Examples of the ‘toolkit’ frequently employed within the T&C environment include:
- Documented Policy
- Documented Competence Standards
- Regular 1:1s – with documented outcomes
- Observations and Role Plays
- Formal KPIs
- Technical Knowledge Assessments
- L&D Plan
- Remedial Action Plans or PIPs or similar
- Span of Control monitoring
- File Checks / Quality Checks
- Supervision Standards
- Risk Based Assessments
The primary objective of these tools, as applied within T&C schemes and day to day operations, is to identify where or if an individual might be ‘slipping’ against the relevant competence standards and take the appropriate action before a competence issue occurs, therefore preventing a ‘breach’.
mistakes (or failings) by an individual resulting in their certificate being withdrawn are potentially career limiting!
Obviously, under the CERT regime, this is significant – take the required corrective action and prevent the need to withdraw or ‘not issue’ a certificate and a material amount of administration effort, HR process, customer risk, conduct risk, reputation risk or financial risk to the firm is avoided. To say nothing of the professional implications for the individual involved – under the ‘breach reporting’ and ‘regulatory reference’ rules of the new regime, mistakes (or failings) by an individual resulting in their certificate being withdrawn are potentially career limiting!
A key difference is that Performance Management under HR is often a continuous process of review between manager and staff in support of accomplishing the strategic objectives of the organisation. Performance Management tends to be ‘analogue’ – a sliding scale from under to over-performing, with the assessment based on ‘relative values’ across the business.

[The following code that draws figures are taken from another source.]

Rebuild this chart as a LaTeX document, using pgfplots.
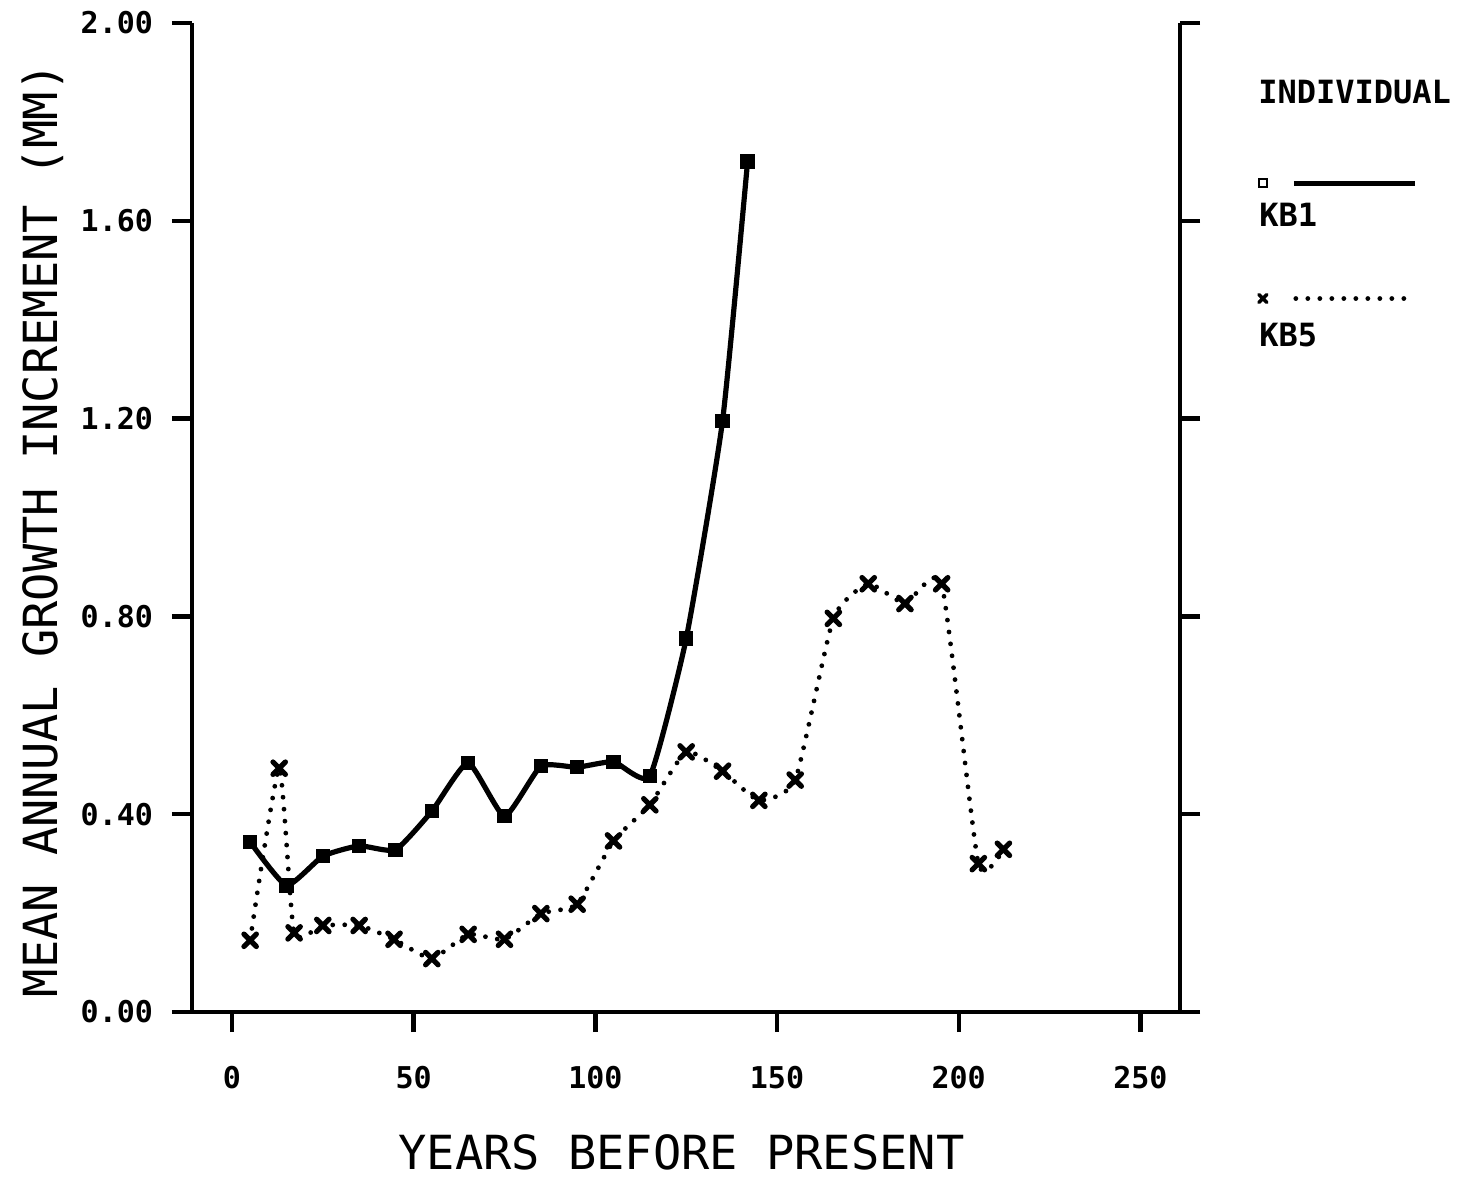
\documentclass[border=0pt]{standalone}
\usepackage{fontspec}
\usepackage{pgfplots}
\pgfplotsset{compat=1.18}
\newfontfamily\plotfont{DejaVu Sans Mono}
\newcommand\tickfont{\plotfont\bfseries\fontsize{15bp}{15bp}\selectfont}
\newcommand\labelfont{\plotfont\fontsize{23.5bp}{23.5bp}\selectfont}
\newcommand\keyfont{\plotfont\bfseries\fontsize{16bp}{16bp}\selectfont}

\begin{document}
\begin{tikzpicture}
\useasboundingbox (-96bp,-84.5bp) rectangle (644bp,506bp);
\begin{axis}[
  at={(0,0)}, anchor=south west,
  scale only axis, width=494bp, height=494.5bp,
  xmin=-11, xmax=260.9, ymin=0, ymax=2,
  clip=false,
  axis x line*=bottom, axis y line*=box,
  axis line style={line width=2.2bp},
  every tick/.style={black, line width=2.2bp},
  tick align=outside, major tick length=10bp,
  xtick={0,50,100,150,200,250},
  xticklabels={0,50,100,150,200,250},
  ytick={0,0.4,0.8,1.2,1.6,2},
  yticklabels={0.00,0.40,0.80,1.20,1.60,2.00},
  yticklabel pos=left,
  ticklabel style={font=\tickfont},
  xticklabel style={yshift=-13.5bp},
  yticklabel style={xshift=-6bp},
  xlabel={YEARS BEFORE PRESENT},
  ylabel={MEAN ANNUAL GROWTH INCREMENT (MM)},
  xlabel style={font=\labelfont, text depth=0pt, at={(axis description cs:0.4954,-0.1415)}, anchor=center},
  ylabel style={font=\labelfont, text depth=0pt, at={(axis description cs:-0.1538,0.487)}, anchor=center},
  legend style={at={(axis description cs:1.0798,0.8421)}, anchor=north west,
    draw=none, fill=none, inner sep=0pt, outer sep=0pt,
    row sep=53.7bp, column sep=0pt,
    nodes={inner sep=0pt, outer sep=0pt}},
]

% KB5: dotted spline with crosses
\addplot[black, smooth, tension=0.3, line width=2.4bp, line cap=round,
  dash pattern=on 0bp off 6bp,
  mark=x, mark size=4.4bp, mark options={solid, line width=2.6bp, line cap=round},
  forget plot] coordinates {
  (5,0.145) (13,0.493) (17.1,0.160) (25,0.175) (35,0.175) (44.6,0.147)
  (55,0.108) (65,0.157) (75,0.147) (85,0.199) (95,0.218) (105,0.346)
  (115,0.419) (125,0.526) (135,0.487) (145,0.428) (155,0.469) (165.5,0.796)
  (175.1,0.866) (185.2,0.826) (195.3,0.866) (205.4,0.300) (212.3,0.329)
};

% KB1: solid spline with filled squares
\addplot[black, smooth, tension=0.3, line width=2.6bp,
  mark=square*, mark size=3.1bp, mark options={solid, line width=1bp},
  forget plot] coordinates {
  (5,0.344) (15,0.256) (25,0.315) (35,0.336) (45,0.328) (55,0.406)
  (65,0.504) (75,0.396) (85,0.497) (95,0.495) (105,0.506) (115,0.477)
  (125,0.755) (135,1.195) (141.9,1.720)
};

% legend keys
\addlegendimage{black, line width=2.5bp,
  legend image code/.code={
    \draw[black, line width=2.5bp] (15.5bp,0bp) -- (76bp,0bp);
    \draw[black, mark=square, mark size=2bp, mark options={solid, line width=1.2bp}]
      plot coordinates {(0bp,0bp)};
  }}
\addlegendentry{\mbox{}}
\addlegendimage{black,
  legend image code/.code={
    \draw[black, line width=2.4bp, line cap=round, dash pattern=on 0bp off 6bp]
      (16.5bp,0bp) -- (76bp,0bp);
    \draw[black, mark=x, mark size=2.8bp, mark options={solid, line width=1.8bp, line cap=round}]
      plot coordinates {(0bp,0bp)};
  }}
\addlegendentry{\mbox{}}

\node[anchor=west, inner sep=0pt, font=\keyfont] at (axis description cs:1.0789,0.9303) {INDIVIDUAL};
\node[anchor=west, inner sep=0pt, font=\keyfont] at (axis description cs:1.0800,0.8060) {KB1};
\node[anchor=west, inner sep=0pt, font=\keyfont] at (axis description cs:1.0800,0.6848) {KB5};
\end{axis}
\end{tikzpicture}
\end{document}
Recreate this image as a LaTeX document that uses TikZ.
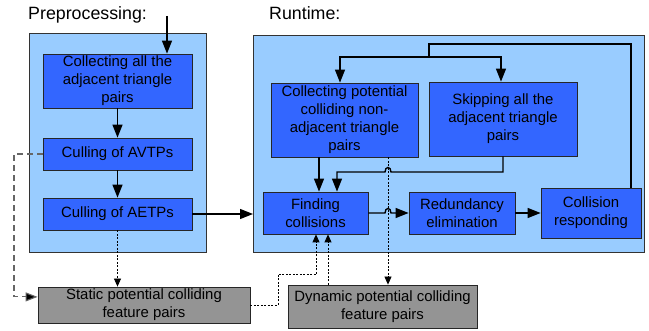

T&C tends to be ‘digital’ – Qualitative and Quantitative assessment as ‘competent’ at any given point in time or not, with the assessment being made against a set of documented standards.
The CERT regime requires the practical application of both, according to role, applied in a proportionate and appropriate manner.
Key to making this work will be the ‘judgement’ of experienced and professional staff (T&C and HR and probably Compliance people). The judgement of what is the correct approach for each role will need to be documented and collaborated with the ‘buy-in’ of Senior Management, hence the suggestion of a Certification Policy and Certification scheme which can be signed off and distributed to those involved.
If any significant roles are determined in your business not to be subject to CERT, the policy document should probably also contain an explanation as to why not. One of the challenges going forward into the new world will be how much difference there is in interpretation of the definitions of Material Risk Taker and Significant Harm Function. Clearly there will be differences from one organisation to the next and how we handle staff who move from one firm to another into a similar role, which now is or isn’t subject to CERT needs to be considered.
The new Certification Regime can be compared to an MOT – formally tested and issued once per year, the owner of a car is responsible for ensuring that it is ‘road-worthy’ at all times.
The tools, elements, record keeping, evidence, policies and procedures of T&C have been developed and are used today to frequently monitor individual competence within day-to-day operations, in the context of the business of the firm – to continuously measure ‘road worthiness’ and fix issues before they become significant (reportable).
It is exactly these processes that will make the Certification Regime successful.
So while the next issue of T-C News will not be called ‘Certification News’, it could reasonably include a ‘glossy supplement’……….???